Woolf reflecting in her journal on the death of Katherine Mansfield

However, it is important to consider the different personal, geographical and social circumstances hat Katherine Mansfield and Virginia Woolf held and how this worked into their own writing. Mansfield for example, had a natural interest in the uneasy relationship between Empire and its colonies and complications that arose around this. Woolf wrote from a different perspective, arguably a one of privilege, although she too sought to challenge this. 

The positive legacy of pairing these two writers together thematically is what they sought to achieve when explaining the positioning of women in society and how this can be problematised. Both Woolf and Mansfield represent women who were stringently forced into roles which may not have naturally suited them. Katherine Mansfield writes about this in her short story Bliss (1918). Bertha on discovering her own sexual independence and desire, discovers her husband’s affair with a friend. This hypocrisy is painfully displayed in Bertha, whilst juxtaposing this with her husband’s sterile, unemotional and ambivalent attitude towards the affair.  Mansfield is also writing about class too; the lives of middle class women who are left to sink or swim in terms of the limited domestic roles that are available to them.  Virginia Woolf also discusses these issues in many of her works, from characters such as Katharine Hilbery in Night and Day (1919) and more famously perhaps, Clarissa Dalloway in Mrs Dalloway (1925). Characters in these stories, from both Mansfield and Woolf all have some sort of epiphany in terms of realising their true selves. This was something that they were both interested in; the ability to consider yourself in terms of what people can stand for. Most of these realisations however were thwarted by power structures that existed for both genders in the early 20th century.  
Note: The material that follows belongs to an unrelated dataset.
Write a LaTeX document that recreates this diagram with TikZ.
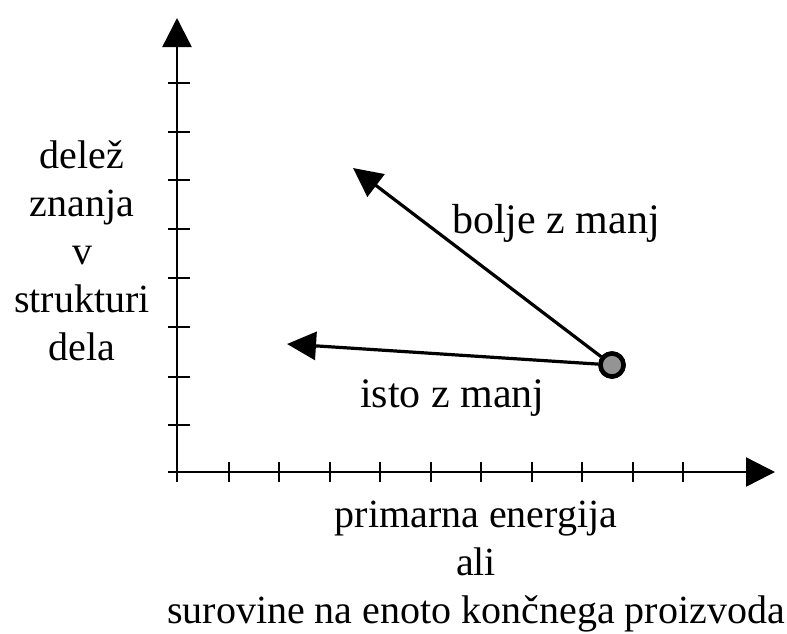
\documentclass[tikz,border=0pt]{standalone}
\usepackage{fontspec}
\setmainfont{Liberation Serif}
\usetikzlibrary{arrows.meta}
\begin{document}
\begin{tikzpicture}[x=1pt,y=-1pt,
  axisline/.style={line width=2.4pt,-{Triangle[length=29pt,width=29pt]}},
  tickline/.style={line width=2pt},
  arr/.style={line width=3.2pt,-{Triangle[length=29pt,width=28pt]}},
  dot/.style={circle,draw=black,line width=4.5pt,fill=black!42,inner sep=0pt,minimum size=23pt},
  lbl/.style={inner sep=0pt,font={\fontsize{40}{48}\selectfont}},
  albl/.style={inner sep=0pt,font={\fontsize{42}{48}\selectfont}}]
\useasboundingbox (0,0) rectangle (787,633);
% axes
\coordinate (O) at (177,472);
\coordinate (ytop) at (177,18);
\coordinate (xend) at (775,472);
\coordinate (ybot) at (177,482);
\coordinate (xbeg) at (168,472);
\draw[axisline] (ybot) -- (ytop);
\draw[axisline] (xbeg) -- (xend);
% ticks
\foreach \y in {83,132,180,229,278,327,377,425}
  \draw[tickline] (168,\y) -- (190,\y);
\foreach \x in {229,279,330,380,431,481,532,582,633,683}
  \draw[tickline] (\x,462) -- (\x,482);
% point and arrows
\coordinate (A1) at (353,168);
\coordinate (A2) at (287,344);
\node[dot] (P) at (612,365) {};
\draw[arr] (P) -- (A1);
\draw[arr] (P) -- (A2);
\node[dot] (P2) at (612,365) {};
% labels
\node[albl,anchor=base west] (bolje) at (452,233) {bolje z manj};
\node[albl,anchor=base west] (isto) at (360,407) {isto z manj};
\node[lbl,align=center,anchor=base] (ylab) at (82,360) {delež\\znanja\\v\\strukturi\\dela};
\node[lbl,align=center,anchor=base] (xlab) at (476,623) {primarna energija\\ali\\surovine na enoto končnega proizvoda};
\end{tikzpicture}
\end{document}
This post is only a short examination of what Woolf and Mansfield’s work can offer when making thematic connections. Both contributed hugely to modernism and its concerns; a serious, and pressing need to make new literature. This shift away from traditional narratives and forms is something that is still being negotiated. Whilst their own relationship was troubled, it was also one that has an extraordinary dynamism to what could be created, thought upon, and realised in a period of significant change.